- [Written request] Write out the opening lines of the data word for word, up to and including the line with "(0,797) -- cycle;", and leave every picture and every later line out.
┌──
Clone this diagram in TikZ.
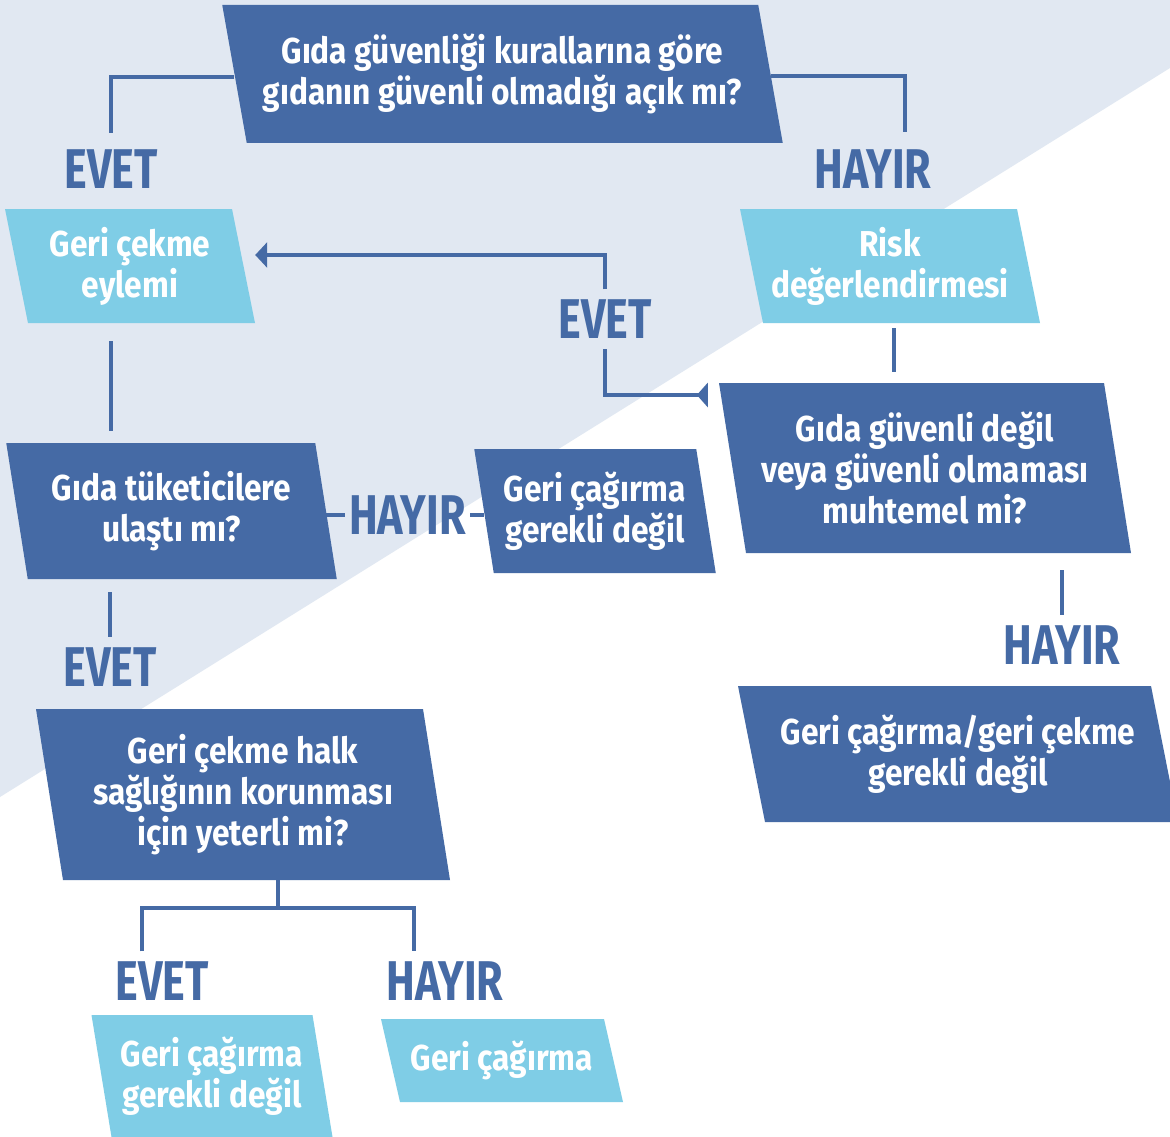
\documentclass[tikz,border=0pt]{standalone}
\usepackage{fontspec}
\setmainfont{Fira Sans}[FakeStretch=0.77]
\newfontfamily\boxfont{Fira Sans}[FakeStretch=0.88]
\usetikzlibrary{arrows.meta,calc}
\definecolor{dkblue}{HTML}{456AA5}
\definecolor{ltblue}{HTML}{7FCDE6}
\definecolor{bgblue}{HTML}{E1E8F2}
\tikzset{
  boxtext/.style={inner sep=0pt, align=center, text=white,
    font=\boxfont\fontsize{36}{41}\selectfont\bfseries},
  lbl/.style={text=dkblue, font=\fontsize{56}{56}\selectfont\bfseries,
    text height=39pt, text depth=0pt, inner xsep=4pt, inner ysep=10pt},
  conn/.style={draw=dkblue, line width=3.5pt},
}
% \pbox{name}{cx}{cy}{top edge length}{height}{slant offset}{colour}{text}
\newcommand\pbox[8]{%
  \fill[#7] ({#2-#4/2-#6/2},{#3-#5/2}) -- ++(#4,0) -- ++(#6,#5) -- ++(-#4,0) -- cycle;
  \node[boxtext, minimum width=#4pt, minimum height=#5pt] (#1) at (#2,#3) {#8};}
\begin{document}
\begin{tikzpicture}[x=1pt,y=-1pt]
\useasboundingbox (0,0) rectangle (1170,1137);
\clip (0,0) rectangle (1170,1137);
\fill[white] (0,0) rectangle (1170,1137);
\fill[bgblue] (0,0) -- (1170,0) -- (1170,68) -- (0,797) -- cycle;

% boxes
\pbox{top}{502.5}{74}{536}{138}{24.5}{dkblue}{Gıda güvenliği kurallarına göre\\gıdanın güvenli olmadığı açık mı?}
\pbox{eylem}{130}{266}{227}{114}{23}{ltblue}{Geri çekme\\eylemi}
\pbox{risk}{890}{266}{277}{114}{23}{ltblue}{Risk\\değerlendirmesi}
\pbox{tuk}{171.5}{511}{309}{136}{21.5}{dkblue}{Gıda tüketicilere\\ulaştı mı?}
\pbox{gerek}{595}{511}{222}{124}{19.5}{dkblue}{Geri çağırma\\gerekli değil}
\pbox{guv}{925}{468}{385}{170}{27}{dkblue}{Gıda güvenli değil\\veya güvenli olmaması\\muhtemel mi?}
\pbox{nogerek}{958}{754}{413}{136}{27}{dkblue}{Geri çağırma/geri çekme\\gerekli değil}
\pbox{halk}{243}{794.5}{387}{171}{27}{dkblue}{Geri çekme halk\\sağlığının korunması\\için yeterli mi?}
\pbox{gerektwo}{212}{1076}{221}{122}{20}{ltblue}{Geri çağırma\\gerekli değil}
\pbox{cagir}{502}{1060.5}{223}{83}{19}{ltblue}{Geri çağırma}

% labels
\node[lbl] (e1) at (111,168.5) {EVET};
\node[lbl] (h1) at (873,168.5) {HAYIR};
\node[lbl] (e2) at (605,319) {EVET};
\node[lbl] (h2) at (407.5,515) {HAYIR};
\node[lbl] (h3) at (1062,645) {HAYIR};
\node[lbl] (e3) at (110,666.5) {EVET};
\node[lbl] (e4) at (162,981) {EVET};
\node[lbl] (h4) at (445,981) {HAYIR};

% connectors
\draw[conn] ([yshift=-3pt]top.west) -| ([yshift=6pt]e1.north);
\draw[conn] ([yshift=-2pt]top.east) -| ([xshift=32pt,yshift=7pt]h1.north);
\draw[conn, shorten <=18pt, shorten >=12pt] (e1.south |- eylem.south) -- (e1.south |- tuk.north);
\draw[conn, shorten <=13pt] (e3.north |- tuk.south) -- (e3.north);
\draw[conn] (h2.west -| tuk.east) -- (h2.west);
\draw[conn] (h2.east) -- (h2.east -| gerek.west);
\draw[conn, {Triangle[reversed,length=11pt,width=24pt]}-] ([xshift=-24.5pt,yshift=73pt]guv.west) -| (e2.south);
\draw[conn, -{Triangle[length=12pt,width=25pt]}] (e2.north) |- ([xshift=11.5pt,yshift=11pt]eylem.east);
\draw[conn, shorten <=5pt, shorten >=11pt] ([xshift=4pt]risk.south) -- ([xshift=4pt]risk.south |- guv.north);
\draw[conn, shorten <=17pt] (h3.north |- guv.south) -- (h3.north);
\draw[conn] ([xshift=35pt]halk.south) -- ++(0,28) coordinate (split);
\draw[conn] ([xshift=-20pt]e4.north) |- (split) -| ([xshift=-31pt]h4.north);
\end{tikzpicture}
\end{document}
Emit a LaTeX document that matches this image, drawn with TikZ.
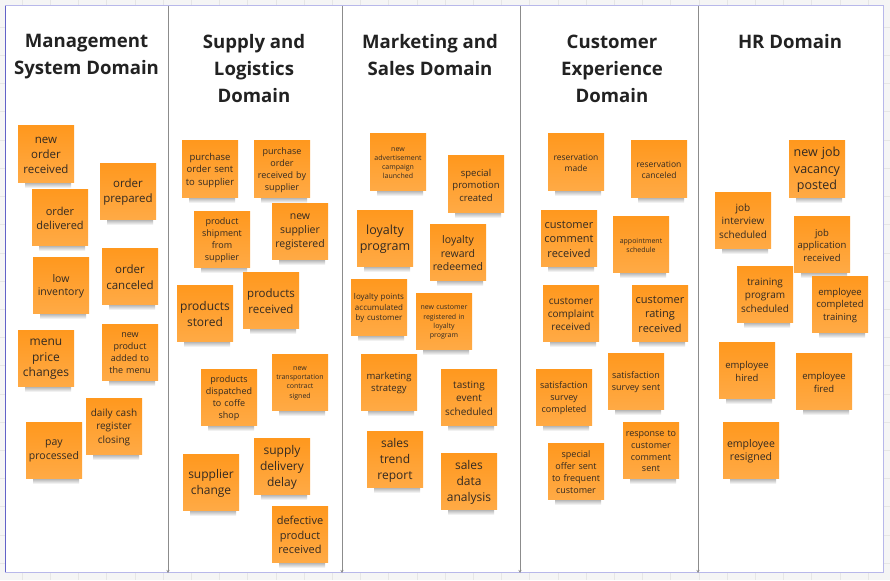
└──
- [Answer]
Clone this diagram in TikZ.
\documentclass[tikz,border=0pt]{standalone}
\usepackage{fontspec}
\setmainfont{Fira Sans}[FakeStretch=0.77]
\newfontfamily\boxfont{Fira Sans}[FakeStretch=0.88]
\usetikzlibrary{arrows.meta,calc}
\definecolor{dkblue}{HTML}{456AA5}
\definecolor{ltblue}{HTML}{7FCDE6}
\definecolor{bgblue}{HTML}{E1E8F2}
\tikzset{
  boxtext/.style={inner sep=0pt, align=center, text=white,
    font=\boxfont\fontsize{36}{41}\selectfont\bfseries},
  lbl/.style={text=dkblue, font=\fontsize{56}{56}\selectfont\bfseries,
    text height=39pt, text depth=0pt, inner xsep=4pt, inner ysep=10pt},
  conn/.style={draw=dkblue, line width=3.5pt},
}
% \pbox{name}{cx}{cy}{top edge length}{height}{slant offset}{colour}{text}
\newcommand\pbox[8]{%
  \fill[#7] ({#2-#4/2-#6/2},{#3-#5/2}) -- ++(#4,0) -- ++(#6,#5) -- ++(-#4,0) -- cycle;
  \node[boxtext, minimum width=#4pt, minimum height=#5pt] (#1) at (#2,#3) {#8};}
\begin{document}
\begin{tikzpicture}[x=1pt,y=-1pt]
\useasboundingbox (0,0) rectangle (1170,1137);
\clip (0,0) rectangle (1170,1137);
\fill[white] (0,0) rectangle (1170,1137);
\fill[bgblue] (0,0) -- (1170,0) -- (1170,68) -- (0,797) -- cycle;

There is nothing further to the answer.